:: Your instructions ::
Starting at the first line of the data, print each line verbatim up to and including the line bearing "112, 116, 119, 122, 125];", omitting pictures.

Rows from a dataset
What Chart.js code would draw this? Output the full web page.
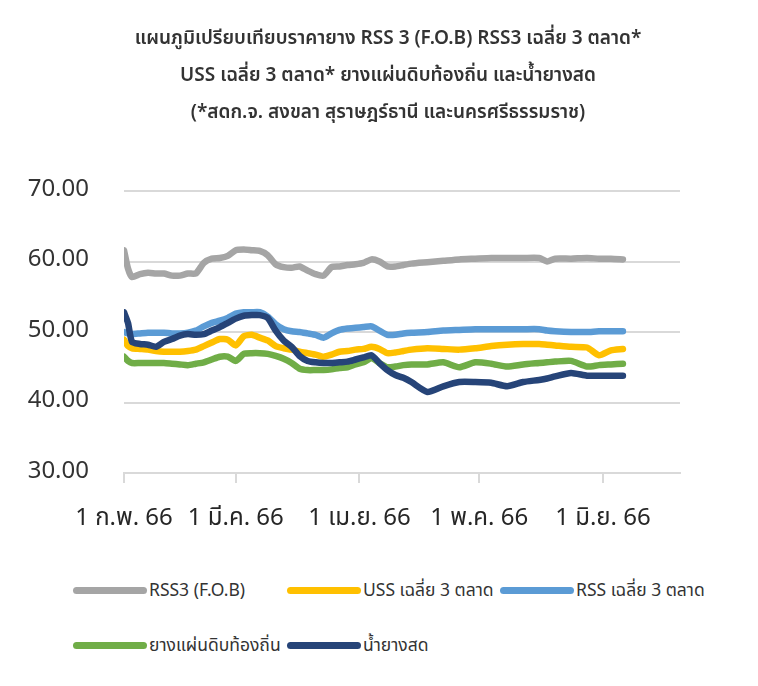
<!DOCTYPE html>
<html lang="th">
<head>
    <meta charset="UTF-8">
    <title>ราคายาง</title>
    <script src="https://cdn.jsdelivr.net/npm/chart.js"></script>
    <style>
        body { margin: 0; background: #fff; font-family: 'Noto Sans Thai', 'Noto Sans', sans-serif; }
        #wrap { position: relative; width: 758px; height: 686px; }
        #title { position: absolute; left: 88px; width: 600px; top: 20px; text-align: center;
                 font-size: 19px; font-weight: 600; line-height: 37px; color: #333; }
        #box { position: absolute; left: 0; top: 0; width: 704px; height: 550px; }
        #legend { position: absolute; left: 73px; top: 576px; display: grid;
                  grid-template-columns: 214px 213px auto; row-gap: 26px; }
        .item { display: flex; align-items: center; height: 29px; font-size: 17.5px; color: #333; }
        .bar { display: inline-block; width: 74px; height: 7px; border-radius: 4px; margin-right: 2px; }
    </style>
</head>
<body>
<div id="wrap">
    <div id="box"><canvas id="chart"></canvas></div>
    <div id="title"></div>
    <div id="legend"></div>
</div>

<script>
    // วันนับจาก 1 ก.พ. 66
    var days = [0, 1, 2, 4, 6, 8, 10, 12, 14, 16, 18, 20, 22, 24, 26, 28, 30, 32, 34, 36, 38, 40, 42, 44, 46, 48,
                50, 52, 54, 56, 58, 60, 62, 64, 66, 68, 70, 72, 76, 80, 84, 88, 92, 96, 100, 104, 106, 108,
                112, 116, 119, 122, 125];

    var rss3Fob = [61.6, 59.0, 57.8, 58.2, 58.4, 58.3, 58.3, 58.0, 58.0, 58.3, 58.3, 59.8, 60.4, 60.5, 60.8, 61.6,
                   61.7, 61.6, 61.5, 60.9, 59.6, 59.2, 59.1, 59.3, 58.7, 58.2, 58.0, 59.2, 59.3, 59.5, 59.6, 59.8,
                   60.3, 60.0, 59.3, 59.3, 59.5, 59.7, 59.9, 60.1, 60.3, 60.4, 60.5, 60.5, 60.5, 60.5, 60.0, 60.4,
                   60.4, 60.5, 60.4, 60.4, 60.3];
    var uss3 = [48.9, 48.0, 47.7, 47.6, 47.5, 47.3, 47.2, 47.2, 47.2, 47.3, 47.5, 48.0, 48.5, 49.0, 48.9, 48.1,
                49.4, 49.6, 49.2, 48.8, 48.0, 47.7, 47.5, 47.2, 47.0, 46.8, 46.5, 46.8, 47.2, 47.3, 47.5, 47.6,
                47.9, 47.6, 47.0, 47.1, 47.3, 47.5, 47.7, 47.6, 47.5, 47.7, 48.0, 48.2, 48.3, 48.3, 48.2, 48.1,
                47.9, 47.8, 46.7, 47.4, 47.6];
    var rss3Avg = [50.0, 49.8, 49.7, 49.8, 49.9, 49.9, 49.9, 49.8, 49.8, 49.9, 50.2, 50.8, 51.3, 51.6, 52.0, 52.6,
                   52.8, 52.8, 52.8, 52.2, 51.1, 50.4, 50.1, 50.0, 49.8, 49.6, 49.2, 49.8, 50.3, 50.5, 50.6, 50.7,
                   50.8, 50.2, 49.6, 49.6, 49.8, 49.9, 50.0, 50.2, 50.3, 50.4, 50.4, 50.4, 50.4, 50.4, 50.2, 50.1,
                   50.0, 50.0, 50.1, 50.1, 50.1];
    var localSheet = [46.5, 45.9, 45.6, 45.6, 45.6, 45.6, 45.6, 45.5, 45.4, 45.3, 45.5, 45.7, 46.1, 46.5, 46.5, 45.9,
                      46.9, 47.0, 47.0, 46.9, 46.6, 46.2, 45.6, 44.8, 44.6, 44.6, 44.6, 44.7, 44.9, 45.0, 45.4, 45.7,
                      46.3, 45.6, 45.0, 45.1, 45.3, 45.4, 45.4, 45.7, 45.0, 45.7, 45.5, 45.1, 45.4, 45.6, 45.7, 45.8,
                      45.9, 45.1, 45.3, 45.4, 45.5];
    var latex = [52.8, 51.3, 48.6, 48.3, 48.2, 47.9, 48.6, 49.0, 49.5, 49.7, 49.6, 49.7, 50.2, 50.7, 51.3, 51.9,
                 52.3, 52.4, 52.4, 52.0, 50.2, 48.8, 47.9, 46.6, 45.9, 45.7, 45.6, 45.6, 45.7, 45.8, 46.1, 46.4,
                 46.7, 45.6, 44.6, 43.9, 43.5, 42.9, 41.5, 42.3, 42.9, 42.9, 42.8, 42.3, 42.9, 43.2, 43.4, 43.7,
                 44.2, 43.8, 43.8, 43.8, 43.8];

    var seriesNames = ['RSS3 (F.O.B)', 'USS เฉลี่ย 3 ตลาด', 'RSS เฉลี่ย 3 ตลาด', 'ยางแผ่นดิบท้องถิ่น', 'น้ำยางสด'];
    var seriesColors = ['#a5a5a5', '#ffc000', '#5b9bd5', '#70ad47', '#264478'];
    var seriesValues = [rss3Fob, uss3, rss3Avg, localSheet, latex];
    var drawOrder = [4, 3, 2, 1, 0];

    var monthTicks = [0, 28, 59, 89, 120];
    var monthLabels = ['1 ก.พ. 66', '1 มี.ค. 66', '1 เม.ย. 66', '1 พ.ค. 66', '1 มิ.ย. 66'];
    var yTicks = [30, 40, 50, 60, 70];

    var titleLines = ['แผนภูมิเปรียบเทียบราคายาง RSS 3 (F.O.B) RSS3 เฉลี่ย 3 ตลาด*',
                      'USS เฉลี่ย 3 ตลาด* ยางแผ่นดิบท้องถิ่น และน้ำยางสด',
                      '(*สดก.จ. สงขลา สุราษฎร์ธานี และนครศรีธรรมราช)'];

    var fontFamily = "'Noto Sans Thai', 'Noto Sans', sans-serif";

    // หัวกราฟ
    var titleBox = document.getElementById('title');
    titleLines.forEach(function (t, i) {
        if (i > 0) titleBox.appendChild(document.createElement('br'));
        titleBox.appendChild(document.createTextNode(t));
    });

    var datasets = seriesNames.map(function (name, i) {
        return {
            label: name,
            data: days.map(function (d, j) { return { x: d, y: seriesValues[i][j] }; }),
            borderColor: seriesColors[i],
            backgroundColor: seriesColors[i],
            borderWidth: 6.5,
            pointRadius: 0,
            tension: 0.2,
            borderCapStyle: 'round',
            borderJoinStyle: 'round',
            order: drawOrder[i]
        };
    });

    var ctx = document.getElementById('chart').getContext('2d');
    var chart = new Chart(ctx, {
        type: 'line',
        data: { datasets: datasets },
        options: {
            responsive: true,
            maintainAspectRatio: false,
            animation: false,
            layout: { padding: { left: 24, right: 24, top: 191, bottom: 17 } },
            plugins: {
                legend: { display: false },
                tooltip: { enabled: false },
                title: { display: false }
            },
            scales: {
                x: {
                    type: 'linear',
                    min: 0,
                    max: 139.3,
                    afterBuildTicks: function (axis) {
                        axis.ticks = monthTicks.map(function (v) { return { value: v }; });
                    },
                    afterFit: function (axis) { axis.height = 60; },
                    ticks: {
                        autoSkip: false,
                        maxRotation: 0,
                        padding: 23,
                        color: '#262626',
                        font: { family: fontFamily, size: 24 },
                        callback: function (v) { return monthLabels[monthTicks.indexOf(v)]; }
                    },
                    grid: { drawOnChartArea: false, drawTicks: true, tickLength: 10, color: '#d9d9d9', lineWidth: 2 },
                    border: { color: '#d9d9d9', width: 2 }
                },
                y: {
                    min: 30,
                    max: 70,
                    afterBuildTicks: function (axis) {
                        axis.ticks = yTicks.map(function (v) { return { value: v }; });
                    },
                    afterFit: function (axis) { axis.width = 100; },
                    ticks: {
                        padding: 35,
                        color: '#333',
                        font: { family: fontFamily, size: 24 },
                        callback: function (v) { return v.toFixed(2); }
                    },
                    grid: { color: '#d9d9d9', lineWidth: 2, drawTicks: false },
                    border: { display: false }
                }
            }
        }
    });

    // legend แบบ HTML สร้างจาก dataset ของกราฟ
    var legendBox = document.getElementById('legend');
    chart.data.datasets.forEach(function (ds) {
        var item = document.createElement('div');
        item.className = 'item';
        var bar = document.createElement('span');
        bar.className = 'bar';
        bar.style.background = ds.borderColor;
        item.appendChild(bar);
        item.appendChild(document.createTextNode(ds.label));
        legendBox.appendChild(item);
    });
</script>
</body>
</html>
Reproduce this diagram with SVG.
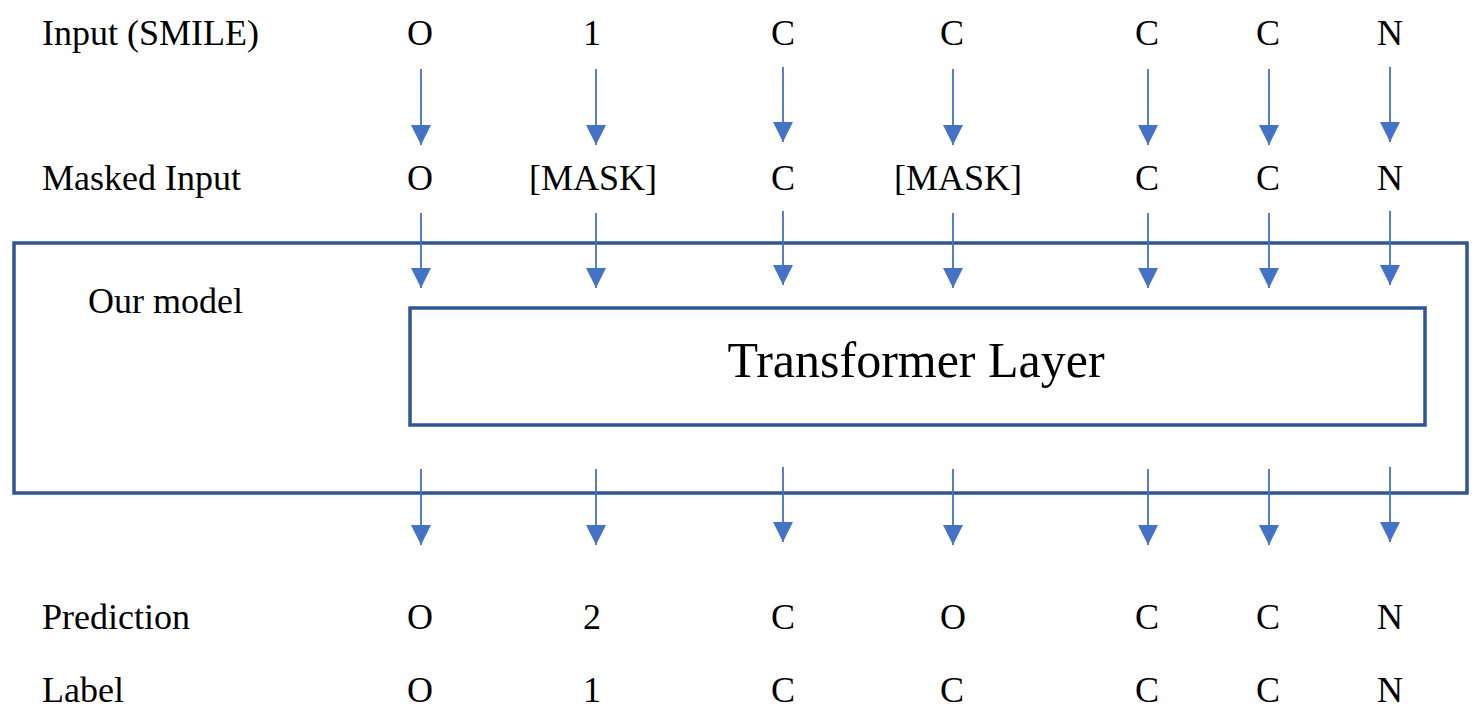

:: Solution for this exercise ::
What Chart.js code would draw this? Output the full web page.
<!DOCTYPE html>
<html lang="th">
<head>
    <meta charset="UTF-8">
    <title>ราคายาง</title>
    <script src="https://cdn.jsdelivr.net/npm/chart.js"></script>
    <style>
        body { margin: 0; background: #fff; font-family: 'Noto Sans Thai', 'Noto Sans', sans-serif; }
        #wrap { position: relative; width: 758px; height: 686px; }
        #title { position: absolute; left: 88px; width: 600px; top: 20px; text-align: center;
                 font-size: 19px; font-weight: 600; line-height: 37px; color: #333; }
        #box { position: absolute; left: 0; top: 0; width: 704px; height: 550px; }
        #legend { position: absolute; left: 73px; top: 576px; display: grid;
                  grid-template-columns: 214px 213px auto; row-gap: 26px; }
        .item { display: flex; align-items: center; height: 29px; font-size: 17.5px; color: #333; }
        .bar { display: inline-block; width: 74px; height: 7px; border-radius: 4px; margin-right: 2px; }
    </style>
</head>
<body>
<div id="wrap">
    <div id="box"><canvas id="chart"></canvas></div>
    <div id="title"></div>
    <div id="legend"></div>
</div>

<script>
    // วันนับจาก 1 ก.พ. 66
    var days = [0, 1, 2, 4, 6, 8, 10, 12, 14, 16, 18, 20, 22, 24, 26, 28, 30, 32, 34, 36, 38, 40, 42, 44, 46, 48,
                50, 52, 54, 56, 58, 60, 62, 64, 66, 68, 70, 72, 76, 80, 84, 88, 92, 96, 100, 104, 106, 108,
                112, 116, 119, 122, 125];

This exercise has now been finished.